>>>
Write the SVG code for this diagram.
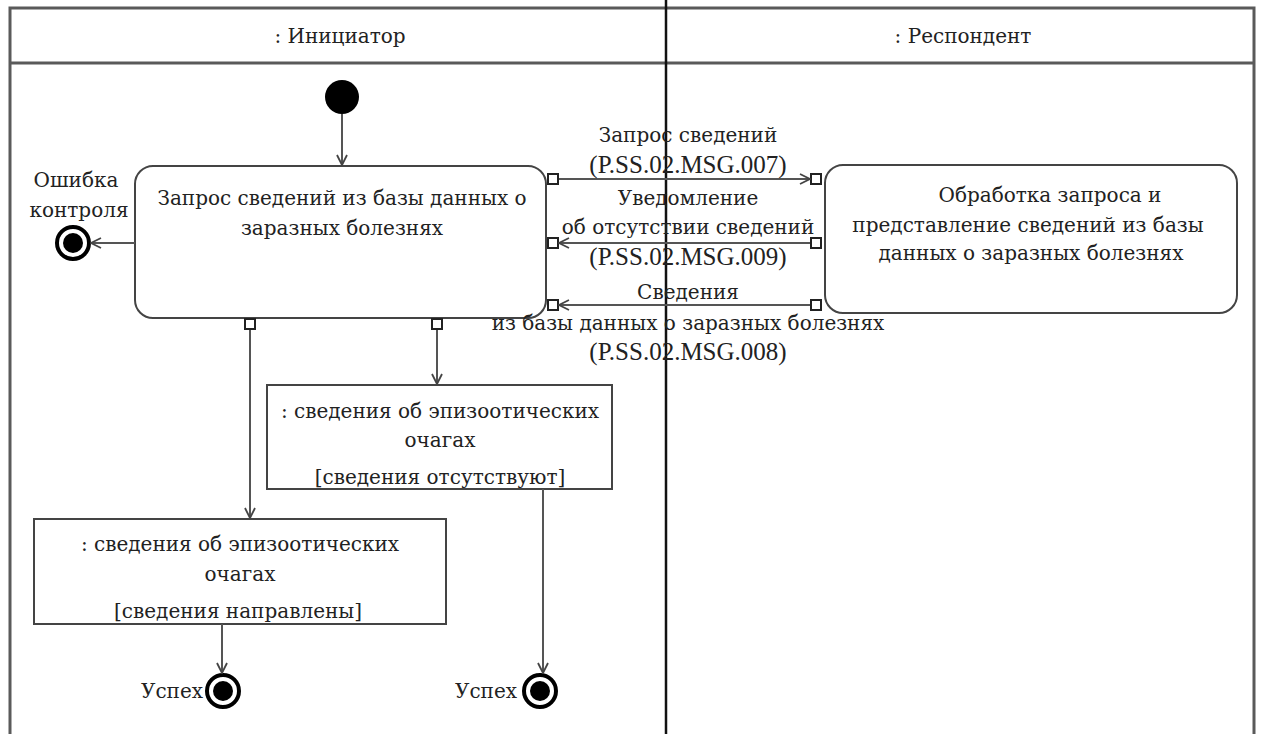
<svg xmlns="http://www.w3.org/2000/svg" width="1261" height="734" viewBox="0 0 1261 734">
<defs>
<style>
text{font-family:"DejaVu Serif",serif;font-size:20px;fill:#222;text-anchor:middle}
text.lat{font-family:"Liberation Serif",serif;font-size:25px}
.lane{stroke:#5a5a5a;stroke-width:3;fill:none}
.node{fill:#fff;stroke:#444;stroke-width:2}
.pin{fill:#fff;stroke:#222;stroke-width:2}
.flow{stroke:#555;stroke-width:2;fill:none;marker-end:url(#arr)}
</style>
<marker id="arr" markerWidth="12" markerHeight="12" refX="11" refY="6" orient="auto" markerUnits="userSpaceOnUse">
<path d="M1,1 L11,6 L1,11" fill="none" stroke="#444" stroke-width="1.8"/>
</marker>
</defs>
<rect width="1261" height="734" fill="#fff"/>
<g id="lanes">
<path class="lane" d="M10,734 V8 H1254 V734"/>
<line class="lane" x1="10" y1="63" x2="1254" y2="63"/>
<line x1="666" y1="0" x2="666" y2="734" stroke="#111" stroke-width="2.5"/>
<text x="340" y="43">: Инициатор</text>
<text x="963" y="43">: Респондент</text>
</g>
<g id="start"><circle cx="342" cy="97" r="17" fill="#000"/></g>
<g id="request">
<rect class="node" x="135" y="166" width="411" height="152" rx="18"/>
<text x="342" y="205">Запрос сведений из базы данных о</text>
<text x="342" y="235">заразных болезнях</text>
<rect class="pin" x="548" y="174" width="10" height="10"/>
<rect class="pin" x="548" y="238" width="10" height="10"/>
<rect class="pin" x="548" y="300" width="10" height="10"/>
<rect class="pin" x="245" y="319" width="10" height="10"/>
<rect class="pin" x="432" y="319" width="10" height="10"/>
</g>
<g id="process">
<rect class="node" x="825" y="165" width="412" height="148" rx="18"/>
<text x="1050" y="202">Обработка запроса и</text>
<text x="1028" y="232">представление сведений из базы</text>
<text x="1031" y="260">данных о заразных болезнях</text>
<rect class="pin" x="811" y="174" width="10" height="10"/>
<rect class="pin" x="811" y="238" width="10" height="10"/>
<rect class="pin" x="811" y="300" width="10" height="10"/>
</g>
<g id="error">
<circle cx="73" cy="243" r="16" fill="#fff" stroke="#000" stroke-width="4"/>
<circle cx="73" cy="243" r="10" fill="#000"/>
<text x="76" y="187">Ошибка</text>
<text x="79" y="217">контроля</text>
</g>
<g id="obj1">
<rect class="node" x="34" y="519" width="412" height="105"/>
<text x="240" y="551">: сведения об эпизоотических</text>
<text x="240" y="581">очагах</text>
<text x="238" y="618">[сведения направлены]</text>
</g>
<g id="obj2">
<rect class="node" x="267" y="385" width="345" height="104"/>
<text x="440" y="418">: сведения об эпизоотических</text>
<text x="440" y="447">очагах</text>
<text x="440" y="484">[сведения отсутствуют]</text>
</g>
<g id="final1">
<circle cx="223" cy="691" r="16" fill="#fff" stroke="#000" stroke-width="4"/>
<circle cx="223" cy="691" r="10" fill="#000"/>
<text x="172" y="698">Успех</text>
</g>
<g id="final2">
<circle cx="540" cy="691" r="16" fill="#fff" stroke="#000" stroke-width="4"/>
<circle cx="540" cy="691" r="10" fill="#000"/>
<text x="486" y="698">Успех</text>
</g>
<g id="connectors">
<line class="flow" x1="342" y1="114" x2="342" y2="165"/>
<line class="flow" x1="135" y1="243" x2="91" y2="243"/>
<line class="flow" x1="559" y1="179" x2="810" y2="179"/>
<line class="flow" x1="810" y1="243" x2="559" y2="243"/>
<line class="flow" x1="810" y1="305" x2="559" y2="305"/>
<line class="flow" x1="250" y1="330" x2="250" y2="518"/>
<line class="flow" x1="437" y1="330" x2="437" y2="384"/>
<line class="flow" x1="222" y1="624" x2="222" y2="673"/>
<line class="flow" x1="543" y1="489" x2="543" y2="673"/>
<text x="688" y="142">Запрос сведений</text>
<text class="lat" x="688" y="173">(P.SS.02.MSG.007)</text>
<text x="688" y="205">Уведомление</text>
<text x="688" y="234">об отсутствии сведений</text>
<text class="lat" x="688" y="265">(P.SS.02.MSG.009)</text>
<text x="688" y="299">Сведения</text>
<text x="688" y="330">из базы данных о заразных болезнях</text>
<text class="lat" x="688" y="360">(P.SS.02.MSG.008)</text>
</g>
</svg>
<<<
>>>
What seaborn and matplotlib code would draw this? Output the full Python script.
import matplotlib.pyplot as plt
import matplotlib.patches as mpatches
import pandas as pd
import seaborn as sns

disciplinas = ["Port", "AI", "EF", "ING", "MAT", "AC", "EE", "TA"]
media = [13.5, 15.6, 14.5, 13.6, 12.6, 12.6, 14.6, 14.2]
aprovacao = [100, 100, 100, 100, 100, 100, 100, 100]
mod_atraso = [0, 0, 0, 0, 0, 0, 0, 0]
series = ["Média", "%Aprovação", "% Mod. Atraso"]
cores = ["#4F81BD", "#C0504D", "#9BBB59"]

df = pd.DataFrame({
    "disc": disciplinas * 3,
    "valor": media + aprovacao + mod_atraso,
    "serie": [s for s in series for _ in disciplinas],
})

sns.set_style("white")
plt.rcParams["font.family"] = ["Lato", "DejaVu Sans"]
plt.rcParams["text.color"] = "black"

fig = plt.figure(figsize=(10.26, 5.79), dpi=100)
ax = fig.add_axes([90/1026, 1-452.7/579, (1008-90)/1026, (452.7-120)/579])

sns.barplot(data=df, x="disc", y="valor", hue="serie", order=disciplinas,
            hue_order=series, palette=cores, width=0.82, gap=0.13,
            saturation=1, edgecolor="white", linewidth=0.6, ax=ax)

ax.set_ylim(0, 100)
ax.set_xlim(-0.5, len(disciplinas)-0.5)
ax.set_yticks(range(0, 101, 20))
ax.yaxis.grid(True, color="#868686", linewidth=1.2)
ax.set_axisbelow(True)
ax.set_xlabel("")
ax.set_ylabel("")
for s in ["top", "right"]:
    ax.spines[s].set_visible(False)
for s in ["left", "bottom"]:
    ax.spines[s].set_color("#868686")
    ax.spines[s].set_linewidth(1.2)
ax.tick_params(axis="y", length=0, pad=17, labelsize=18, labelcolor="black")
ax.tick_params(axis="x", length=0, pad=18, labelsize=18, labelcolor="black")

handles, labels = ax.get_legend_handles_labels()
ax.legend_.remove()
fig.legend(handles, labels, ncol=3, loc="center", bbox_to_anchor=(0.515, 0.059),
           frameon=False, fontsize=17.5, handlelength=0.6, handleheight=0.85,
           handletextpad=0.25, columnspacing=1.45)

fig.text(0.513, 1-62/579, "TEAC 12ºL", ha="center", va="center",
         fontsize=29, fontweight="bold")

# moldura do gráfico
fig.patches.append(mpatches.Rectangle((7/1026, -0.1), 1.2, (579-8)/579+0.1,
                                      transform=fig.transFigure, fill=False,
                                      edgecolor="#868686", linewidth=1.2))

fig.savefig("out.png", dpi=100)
<<<
Gather up every line in the data above that contains the word "this", copying each one.

Response below:
Write the SVG code for this diagram.
What seaborn and matplotlib code would draw this? Output the full Python script.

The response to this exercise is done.